Unexpected, yes, but Google's KitKat marketing may get the word out

Google said Tuesday that its latest Android software would be called 'KitKat'

Google's decision to name its new Android mobile OS KitKat left some people scratching their heads Tuesday -- isn't that someone else's trademark? -- but the move could raise awareness about the new software, which could be just what Google needs, one analyst said.

"It's hard for consumers to keep up with the latest version [of Android]," said Carolina Milanesi, an industry analyst with Gartner.

And some people care more about the device it's running on than the OS, she said. Giving its OS a high profile brand name like KitKat might help change that.

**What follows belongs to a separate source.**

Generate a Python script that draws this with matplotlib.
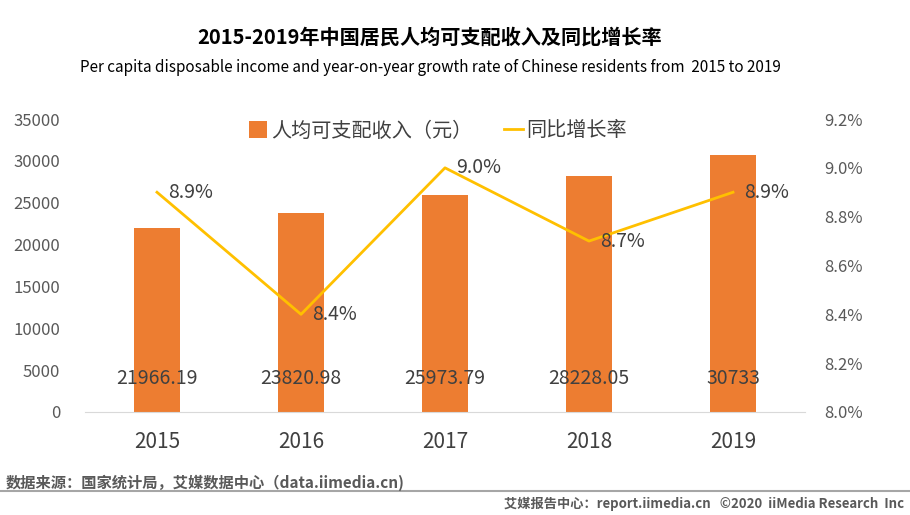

Google said earlier Tuesday that version 4.4 of the OS would be called KitKat, "after one of our favorite chocolate treats."

The trademark is owned by someone, of course, but Google partnered with Nestle to do the promotion.

The whole thing was Google's idea, according to a BBC report, and no money changed hands between the companies.

KitKat and Google are also giving away Nexus 7 tablets, Google Play credits and mini Kit Kats through a promotion that starts Friday, described on Hershey's website (Hershey owns the U.S. rights). Just look out for special Kit Kat wrappers featuring the Android robot in stores.

In fact, "KitKat" is not a major departure from previous versions of Android. Each iteration of the software has taken the name of a dessert, like Ice Cream Sandwich or Froyo.

As a result, people aren't always aware what the latest version of the software is, Milanesi said. But the promotional effort with Nestle could help to educate consumers about what the software has to offer, she said.

Google hasn't given any details about KitKat beyond the goal to provide an Android experience that is "available for everybody." The company hasn't said when the software will launch either.

KitKat arrives at a time when Google continues to face challenges with fragmentation. There are several versions of Android in use, across many different devices. Most iPhones, by contrast, run one version of the OS.

Google also has some work to do improving compatibility between apps written for different versions of Android and those written for Chrome on the desktop.

It is unclear whether the latest version of Android will solve any of these problems, but big improvements are needed, according to Milanesi.

If Google was hoping to get more people talking about its latest OS, it didn't pick an ideal day to do it, she noted.

The announcement followed Microsoft's blockbuster news that it would acquire Nokia's devices and services business. And Apple also said it will be holding an event Sept. 10 that is expected to see the release of a new iPhone.